Apparently, our dogs are objects now.
When I heard the news, anger wasn’t my first emotion—it was weariness. I had expected this, of course. The script is always the same. First comes the suspicion, then the whispering, then the notice on the board. “Pets not allowed.” Always the pets. Always the easiest targets.
It took a week in my current home. When we first came in, in 2019, someone immediately complained that a bit of my boxer’s drool had fallen on the lift floor. A couple of small gobs of saliva—nothing more. We cleaned it, naturally. Since then, we’ve been cleaning the lift every time we use it. Fair enough. But when greasy fingerprints line the walls of the lift or the corridors, nobody blinks. When food wrappers are left behind, when someone’s child drops chocolate, when oil marks stain the walls—silence. But dog drool? Outrage.
And now in the new building, a notice appears. Without the secretary’s consent—without even her knowledge. My mother is the secretary, incidentally. Certain members of the managing committee went ahead anyway, decided on its own, and printed that smug, illegal diktat.
She was furious. I was furious. She tried reasoning with them, but words faltered. So I spoke. I told one of them that this was illegal—that no society in India can ban pets from passenger lifts or common spaces. The Animal Welfare Board of India has made this clear. He brushed it aside. “Other buildings do it,” he said. As if illegality becomes law through repetition.

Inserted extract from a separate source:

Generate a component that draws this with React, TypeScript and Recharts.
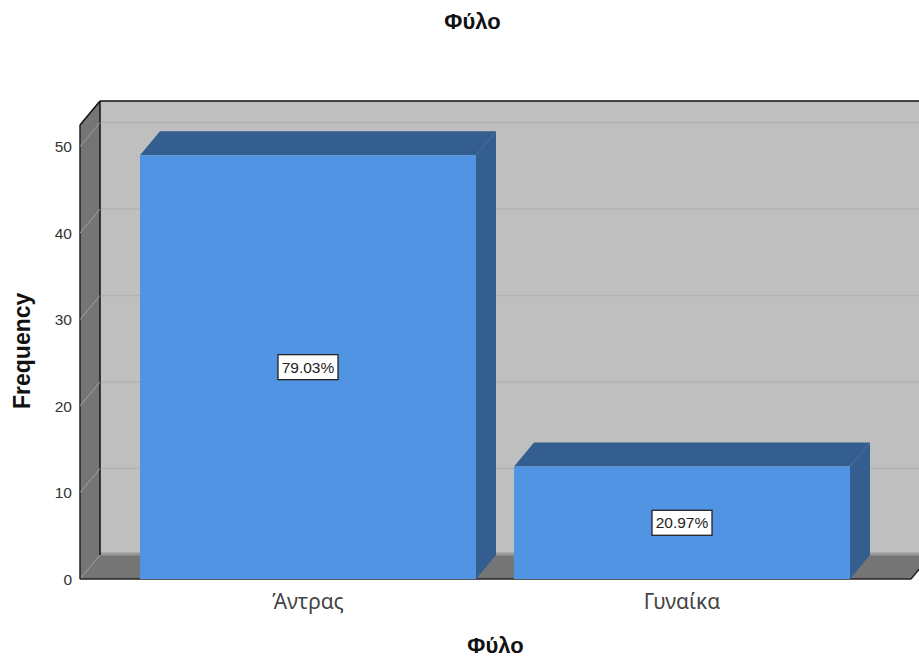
import {
  Bar,
  BarChart,
  LabelList,
  ReferenceArea,
  ReferenceLine,
  XAxis,
  YAxis,
} from "recharts";

const categories = ["Άντρας", "Γυναίκα"];
const frequencies = [49, 13];
const percentLabels = ["79.03%", "20.97%"];
const yTicks = [0, 10, 20, 30, 40, 50];
const yMax = 52.5;

const data = categories.map((name, i) => ({
  name,
  frequency: frequencies[i],
  percent: percentLabels[i],
}));

const FONT = '"Liberation Sans", Arial, sans-serif';
const TICK_FONT = '"Noto Sans", "Liberation Sans", sans-serif';
// depth of the fake 3D box
const DX = 20;
const DY = 24;
// category axis padding, the walls have to span it too
const PAD_LEFT = 41;
const PAD_RIGHT = 42;

function pts(list: number[][]) {
  return list.map((p) => p.join(",")).join(" ");
}

// walls and floor of the box
function Walls({ x: plotX, y, width: plotW, height }: any) {
  const x = plotX - PAD_LEFT;
  const right = plotX + plotW + PAD_RIGHT;
  const bottom = y + height;
  return (
    <g>
      <polygon
        points={pts([
          [x + DX, y - DY],
          [right + DX, y - DY],
          [right + DX, bottom - DY],
          [x + DX, bottom - DY],
        ])}
        fill="#bfbfbf"
      />
      <polygon
        points={pts([
          [x, y],
          [x + DX, y - DY],
          [x + DX, bottom - DY],
          [x, bottom],
        ])}
        fill="#757575"
      />
      <polygon
        points={pts([
          [x, bottom],
          [x + DX, bottom - DY],
          [right + DX, bottom - DY],
          [right, bottom],
        ])}
        fill="#757575"
      />
      <line x1={x + DX} x2={right + DX} y1={bottom - DY - 1} y2={bottom - DY - 1} stroke="#999" strokeWidth={3} />
      <line x1={x} x2={x + DX} y1={bottom} y2={bottom - DY} stroke="#9a9a9a" />
      <line x1={x + DX} x2={right + DX} y1={y - DY} y2={y - DY} stroke="#111" strokeWidth={1.5} />
      <line x1={x} x2={x + DX} y1={y} y2={y - DY} stroke="#111" strokeWidth={1.5} />
      <line x1={x} x2={x} y1={y} y2={bottom} stroke="#222" strokeWidth={1.5} />
      <line x1={x + DX} x2={x + DX} y1={y - DY} y2={bottom - DY} stroke="#111" strokeWidth={1.5} />
      <line x1={x} x2={right} y1={bottom} y2={bottom} stroke="#222" strokeWidth={1.5} />
      <line x1={right} x2={right + DX} y1={bottom} y2={bottom - DY} stroke="#222" strokeWidth={1.5} />
    </g>
  );
}

function GridLineShape({ x1, x2, y1 }: any) {
  return (
    <g>
      <line x1={x1} x2={x1 + DX} y1={y1} y2={y1 - DY} stroke="#a0a0a0" />
      <line x1={x1 + DX + 1} x2={x2 + DX} y1={y1 - DY} y2={y1 - DY} stroke="#b2b2b2" strokeWidth={1.5} />
    </g>
  );
}

function Box3D({ x, y, width, height }: any) {
  const right = x + width;
  const bottom = y + height;
  return (
    <g>
      <polygon
        points={pts([
          [x, y],
          [x + DX, y - DY],
          [right + DX, y - DY],
          [right, y],
        ])}
        fill="#345d90"
      />
      <polygon
        points={pts([
          [right, y],
          [right + DX, y - DY],
          [right + DX, bottom - DY],
          [right, bottom],
        ])}
        fill="#345d90"
      />
      <rect x={x} y={y} width={width} height={height} fill="#5294e4" />
    </g>
  );
}

function PercentBox({ x, y, width, height, value }: any) {
  const cx = x + width / 2;
  const cy = y + height / 2;
  return (
    <g>
      <rect x={cx - 30} y={cy - 12.5} width={60} height={25} fill="#fff" stroke="#222" strokeWidth={1.3} />
      <text x={cx} y={cy + 5.5} textAnchor="middle" fontFamily={FONT} fontSize={15.5} fill="#222">
        {value}
      </text>
    </g>
  );
}

export default function App() {
  return (
    <div style={{ position: "absolute", left: 0, top: 0, width: 919, height: 658, background: "#fff" }}>
      <div
        style={{
          position: "absolute",
          left: 0,
          width: 945,
          top: 9,
          textAlign: "center",
          fontFamily: FONT,
          fontWeight: "bold",
          fontSize: 22,
          color: "#111",
        }}
      >
        Φύλο
      </div>
      <BarChart
        width={919}
        height={658}
        data={data}
        margin={{ top: 125, right: 8, bottom: 0, left: 0 }}
        barSize={336}
      >
        <XAxis
          dataKey="name"
          padding={{ left: PAD_LEFT, right: PAD_RIGHT }}
          axisLine={false}
          tickLine={false}
          tickSize={0}
          tickMargin={15}
          height={79}
          tick={{ fill: "#444", fontSize: 21, fontFamily: TICK_FONT }}
          label={{
            value: "Φύλο",
            position: "insideBottom",
            offset: 0,
            dy: -5,
            style: { fontFamily: FONT, fontWeight: "bold", fontSize: 22, fill: "#111" },
          }}
        />
        <YAxis
          domain={[0, yMax]}
          ticks={yTicks}
          allowDataOverflow
          axisLine={false}
          tickLine={false}
          tickSize={0}
          tickMargin={8}
          width={80}
          tick={{ fill: "#333", fontSize: 15.5, fontFamily: FONT }}
          label={{
            value: "Frequency",
            angle: -90,
            position: "insideLeft",
            dx: 17,
            dy: 57,
            style: { fontFamily: FONT, fontWeight: "bold", fontSize: 23, fill: "#111" },
          }}
        />
        <ReferenceArea y1={0} y2={yMax} ifOverflow="visible" shape={Walls} />
        {yTicks.slice(1).map((t) => (
          <ReferenceLine key={t} y={t} ifOverflow="visible" shape={GridLineShape} zIndex={150} />
        ))}
        <Bar dataKey="frequency" shape={Box3D} isAnimationActive={false}>
          <LabelList dataKey="percent" content={PercentBox} />
        </Bar>
      </BarChart>
    </div>
  );
}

When I pressed him, he cut the phone.
Cut. The. Phone.
That’s what bullies do when logic corner them—they run.
I called a friend, who put me in touch with a lawyer. The lawyer told me I had been too respectful. He was right. He said I should have demanded they put their order in writing. Because once it’s in writing, it’s actionable. Illegal. Enforceable—in court, against them. He was ready to take it up if they dared formalise their prejudice.
And then I realised what this truly was: not about dogs, not about hygiene, not about drool. It’s about control. About people desperate to assert dominance over what they don’t understand.
They will tolerate drunks, loud music, cracker noise, domestic violence, gossip, hypocrisy—everything that corrodes the soul of a community. But not dogs. Not love. Not innocence.
It made me wonder why I even bother calling this place home.
I’ve fought my whole life—since I was a child—for the right to exist, to love, to be. I’ve been beaten, bullied, spat on, mocked—for being gay, for being different, for daring to be myself. I fought then. I fight now. And I will keep fighting.
Because this isn’t just about my dogs. It’s about what kind of people we have become. We cage compassion and call it order. We humiliate empathy and call it discipline. We dress up cruelty as “society rules.”
But I refuse to shrink.
I will speak up—for my dogs, for the voiceless, for those who cannot explain that drool dries and hearts break. I will call out hypocrisy when I see it, even if it’s etched in a printed notice on a lift door.
Yes, I’m tired. But I’d rather be tired from fighting for what’s right than be comfortable in the company of cowards.
So here’s to the next battle.
Because peace, apparently, must always be earned from the people who fear kindness the most.